Fetal anomaly scan
An anomaly scan is a thorough, structured ultrasound analysis of your baby carried out by a gynecologist specially trained in targeted prenatal ultrasound.
It shows whether your baby is developing normally and where the placenta is lying in your uterus. It is sometimes called your mid-pregnancy ultrasound scan and must take place when you are between 18 and 23 weeks pregnant. It is one of the most important pregnancy scans and helps us find out whether the baby has a disability or not. Unfortunately however the anomaly scan is not 100% accurate and couples need to consent that they understand this.
What we look for particularly:
- The shape and structure of your baby's head and brain.
- Your baby's face to check for a cleft lip.
- Your baby's spine, both along its length and in cross section, to make sure that all the bones align and that the skin covers the spine at the back.
- Your baby's abdominal wall, to make sure it covers all the internal organs at the front.
- Your baby's heart and lungs. The top two chambers (atria) and the bottom two chambers (ventricles) should be equal in size. The valves should open and close with each heartbeat.
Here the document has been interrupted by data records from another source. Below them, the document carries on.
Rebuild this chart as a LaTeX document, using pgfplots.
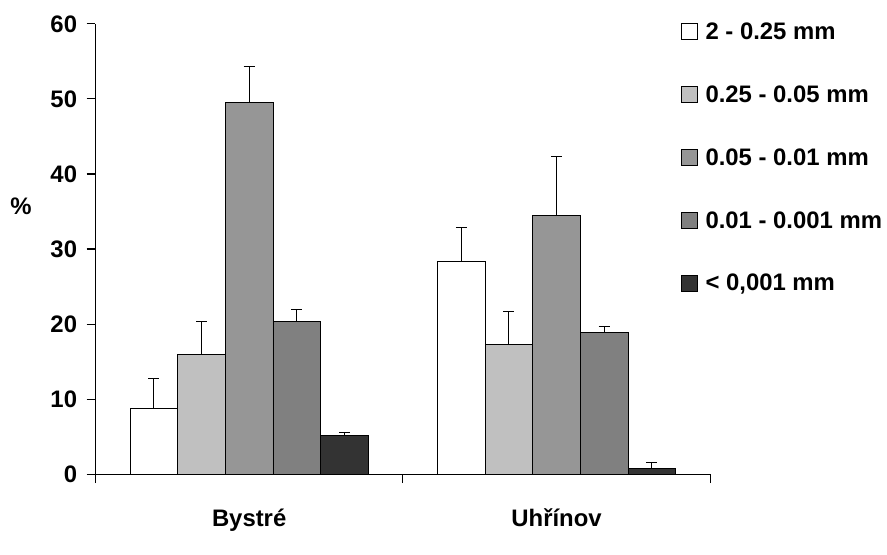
\documentclass[border=0pt]{standalone}
\usepackage{pgfplots}
\pgfplotsset{compat=1.18}
\usepackage{fontspec}
\setmainfont{Liberation Sans}
\definecolor{c1}{RGB}{255,255,255}
\definecolor{c2}{RGB}{192,192,192}
\definecolor{c3}{RGB}{150,150,150}
\definecolor{c4}{RGB}{128,128,128}
\definecolor{c5}{RGB}{51,51,51}
\begin{document}
\begin{tikzpicture}
\begin{axis}[
  scale only axis,
  width=618bp, height=452.7bp,
  xmin=0, xmax=2, ymin=0, ymax=60,
  axis x line*=bottom, axis y line*=left,
  axis line style={-, line width=1.1bp, black},
  ytick={0,10,...,60},
  xtick={0.5,1.5},
  xticklabels={Bystr\'e, Uh\v{r}\'inov},
  minor xtick={0,1,2},
  major x tick style={draw=none},
  tick align=outside,
  tick style={black, line width=1.1bp},
  major tick length=9bp,
  minor tick length=9bp,
  /pgf/number format/assume math mode=true,
  tick label style={font=\fontsize{24bp}{28bp}\selectfont\bfseries},
  xticklabel style={yshift=-22bp},
  yticklabel style={xshift=-6bp},
  ylabel={\%},
  ylabel style={rotate=-90, font=\fontsize{24bp}{28bp}\selectfont\bfseries, at={(axis description cs:-0.121,0.594)}, anchor=center},
  ybar, bar width=0.155,
  clip=false,
  legend style={draw=none, fill=none, at={(axis description cs:0.947,1.012)}, anchor=north west,
    font=\fontsize{24bp}{28bp}\selectfont\bfseries, row sep=41bp, cells={anchor=west}},
  legend image code/.code={\draw[#1,draw=black,line width=0.8bp] (0bp,-8bp) rectangle (16bp,8bp); \path (22bp,0bp);},
  error bars/y dir=plus, error bars/y explicit,
  error bars/error mark options={black, line width=1.1bp, mark size=5.5bp, rotate=90},
  error bars/error bar style={black, line width=1.1bp},
]
\addplot[fill=c1, draw=black, line width=0.9bp, bar shift=-0.31] coordinates {(0.5,8.75) +- (0,3.95) (1.5,28.4) +- (0,4.5)};
\addplot[fill=c2, draw=black, line width=0.9bp, bar shift=-0.155] coordinates {(0.5,15.96) +- (0,4.34) (1.5,17.3) +- (0,4.4)};
\addplot[fill=c3, draw=black, line width=0.9bp, bar shift=0] coordinates {(0.5,49.5) +- (0,4.8) (1.5,34.5) +- (0,7.8)};
\addplot[fill=c4, draw=black, line width=0.9bp, bar shift=0.155] coordinates {(0.5,20.4) +- (0,1.6) (1.5,18.9) +- (0,0.8)};
\addplot[fill=c5, draw=black, line width=0.9bp, bar shift=0.31] coordinates {(0.5,5.2) +- (0,0.4) (1.5,0.76) +- (0,0.84)};
\legend{2 - 0.25 mm, 0.25 - 0.05 mm, 0.05 - 0.01 mm, 0.01 - 0.001 mm, {< 0,001 mm}}
\path (rel axis cs:-0.1553,-0.1774) rectangle (rel axis cs:1.2799,1.053);
\end{axis}
\end{tikzpicture}
\end{document}
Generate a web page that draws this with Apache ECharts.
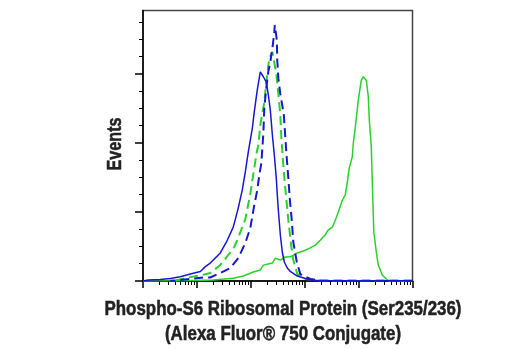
<!DOCTYPE html>
<html>
<head>
<meta charset="utf-8">
<script src="https://cdn.jsdelivr.net/npm/echarts@6/dist/echarts.min.js"></script>
<style>
html,body{margin:0;padding:0;background:#fff;}
#chart{width:520px;height:350px;}
</style>
</head>
<body>
<div id="chart"></div>
<script>
// Fluorescence intensity (log scale, decades 10^0..10^5) vs Events
const xDecades = [1, 10, 100, 1000, 10000, 100000];
const yMajorTicks = [0, 100, 200, 300];
const yMinorTicks = [25, 50, 75, 125, 150, 175, 225, 250, 275, 325, 350, 375];
const yMax = 392;
const xTitle1 = 'Phospho-S6 Ribosomal Protein (Ser235/236)';
const xTitle2 = '(Alexa Fluor® 750 Conjugate)';
const yTitle = 'Events';

const blueSolid = [
  [1, 0], [1.25, 1.4], [2.09, 2.2], [3.21, 3.6], [4.92, 6.2], [7.55, 10], [11.6, 13.8],
  [14.3, 20.8], [17.7, 26], [27.2, 40.6], [36.6, 59], [47.3, 78], [58.6, 106],
  [69.5, 132], [79.1, 158], [89.9, 187], [107, 222], [116, 245], [132, 277],
  [150, 303], [171, 296], [194, 288], [211, 270], [230, 248], [251, 212],
  [273, 183], [297, 149], [310, 125], [324, 103], [353, 67], [384, 42],
  [419, 27.5], [475, 18.8], [541, 13.8], [729, 7.2], [1270, 1.4], [1946, 0.5],
  [5000, 0.3], [100000, 0.3]
];
const blueDashed = [
  [3.21, 0.4], [4.92, 1.4], [7.55, 2.9], [13.1, 5.1], [17.7, 5.1], [27.2, 11.6],
  [41.7, 18.8], [58.6, 33.3], [79.1, 55], [97.9, 76.8], [116, 110], [132, 132],
  [144, 154], [157, 171], [163, 190], [171, 214], [178, 251], [194, 280],
  [211, 303], [230, 317], [256, 342], [273, 361], [279, 371], [304, 349],
  [310, 320], [324, 294], [353, 271], [410, 241], [436, 209], [465, 178],
  [497, 149], [529, 119], [576, 88], [614, 56.5], [713, 27.5], [829, 10],
  [1270, 2.9], [1946, 0.7], [5000, 0.3], [100000, 0.3]
];
const greenDashed = [
  [3.97, 0.7], [6.92, 5.1], [12.6, 8.7], [17.7, 11.6], [27.2, 23.2], [38.3, 37.7],
  [49.4, 49.3], [61.2, 66.7], [79.1, 89.8], [97.9, 126], [116, 164], [129, 187],
  [138, 197], [150, 226], [178, 259], [194, 288], [220, 323], [251, 332],
  [297, 301], [324, 271], [353, 241], [368, 209], [392, 178], [419, 149],
  [456, 119], [497, 88], [552, 56.5], [614, 30.4], [729, 10], [1026, 2.9],
  [1946, 0.7], [5000, 0.3], [100000, 0.3]
];
const greenSolid = [
  [1, 0], [5.6, 0.4], [20.2, 1.4], [47.3, 3.9], [72.6, 7.2], [111, 13], [150, 16],
  [171, 23], [251, 26], [285, 33], [353, 30.4], [436, 34.8], [541, 35],
  [729, 40.6], [942, 43.5], [1270, 48], [1573, 52], [1946, 59], [2411, 67],
  [2741, 74], [3251, 78], [3697, 88], [4202, 100], [4987, 117], [5666, 125],
  [6169, 143], [6718, 164], [7641, 180], [7980, 200], [8690, 223], [9869, 262],
  [11220, 291], [12220, 296], [13900, 291], [15140, 267], [15800, 233],
  [17210, 194], [17580, 168], [18340, 120], [19140, 71], [21300, 42],
  [23190, 23], [27530, 8.7], [34070, 1.4], [38700, 0], [100000, 0]
];

const BLUE = '#1717d4';
const GREEN = '#2ad12a';
const FONT = 'bold 20px "Liberation Sans", Arial, sans-serif';

const majorLog = xDecades.map(v => Math.log10(v));
const minorLog = [];
for (let i = 0; i < xDecades.length - 1; i++) {
  for (let m = 2; m <= 9; m++) minorLog.push(Math.log10(xDecades[i] * m));
}

// condensed look: squeeze text horizontally to the reference widths
const mctx = document.createElement('canvas').getContext('2d');
mctx.font = FONT;
const sx1 = 357 / mctx.measureText(xTitle1).width;
const sy = 53 / mctx.measureText(yTitle).width;

const chart = echarts.init(document.getElementById('chart'), null, {renderer: 'canvas'});
const hiddenAxisBits = {axisLabel: {show: false}, splitLine: {show: false}};
const textBits = {font: FONT, fill: '#222', stroke: '#222', lineWidth: 0.5};
chart.setOption({
  animation: false,
  grid: {left: 143, right: 107.5, top: 10.5, bottom: 69, show: true,
         borderColor: '#444', borderWidth: 1.5, backgroundColor: 'transparent'},
  xAxis: [
    {type: 'log', min: xDecades[0], max: xDecades[xDecades.length - 1], logBase: 10,
     show: false, position: 'bottom'},
    Object.assign({type: 'value', min: 0, max: 5, position: 'bottom',
     axisLine: {show: true, onZero: false, lineStyle: {color: '#000', width: 1.5}},
     axisTick: {show: true, customValues: majorLog, length: 7, lineStyle: {color: '#000', width: 1.5}}}, hiddenAxisBits),
    Object.assign({type: 'value', min: 0, max: 5, position: 'bottom',
     axisLine: {show: false, onZero: false},
     axisTick: {show: true, customValues: minorLog, length: 4, lineStyle: {color: '#000', width: 1}}}, hiddenAxisBits)
  ],
  yAxis: [
    Object.assign({type: 'value', min: 0, max: yMax, position: 'left',
     axisLine: {show: true, onZero: false, lineStyle: {color: '#000', width: 1.5}},
     axisTick: {show: true, customValues: yMajorTicks, length: 8, lineStyle: {color: '#000', width: 1.5}}}, hiddenAxisBits),
    Object.assign({type: 'value', min: 0, max: yMax, position: 'left',
     axisLine: {show: false, onZero: false},
     axisTick: {show: true, customValues: yMinorTicks, length: 4, lineStyle: {color: '#000', width: 1}}}, hiddenAxisBits)
  ],
  series: [
    {type: 'line', name: 'green solid', data: greenSolid, xAxisIndex: 0, yAxisIndex: 0,
     showSymbol: false, lineStyle: {color: GREEN, width: 1.5}},
    {type: 'line', name: 'green dashed', data: greenDashed, xAxisIndex: 0, yAxisIndex: 0,
     showSymbol: false, lineStyle: {color: GREEN, width: 2, type: [9, 5]}},
    {type: 'line', name: 'blue solid', data: blueSolid, xAxisIndex: 0, yAxisIndex: 0,
     showSymbol: false, lineStyle: {color: BLUE, width: 1.5}},
    {type: 'line', name: 'blue dashed', data: blueDashed, xAxisIndex: 0, yAxisIndex: 0,
     showSymbol: false, lineStyle: {color: BLUE, width: 2, type: [9, 5], dashOffset: 4}}
  ],
  graphic: [
    {type: 'text', x: 283, y: 297, scaleX: sx1, style: Object.assign({
      text: xTitle1 + '\n' + xTitle2, align: 'center', verticalAlign: 'top', lineHeight: 25}, textBits)},
    {type: 'text', x: 115, y: 144, rotation: Math.PI / 2, scaleX: sy, style: Object.assign({
      text: yTitle, align: 'center', verticalAlign: 'middle'}, textBits)}
  ]
});
</script>
</body>
</html>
- Your baby's stomach and bowels. Your baby swallows some of the amniotic fluid that he lies in, which is seen in his stomach as a black bubble.
- That your baby has two kidneys, and that urine flows freely into his bladder.
- Your baby's sex, arms, legs, hands and feet.
As well as this detailed look at how your baby is growing, we check the position of the placenta, the umbilical cord and that there's enough amniotic fluid. During the scan we will measure your baby's head, cerebellum, abdominal circumference and the length of all long bones.
Some conditions, including late-onset ossification defects and bowel obstructions, may not be seen until later in your pregnancy. However, having your anomaly scan will most likely rule out all these conditions, as the vast majority of babies are born healthy.
Other problems may mean a baby needs surgery or treatment after birth, or even surgery while still in the uterus. There will be a whole range of people to support you if there is a difficulty.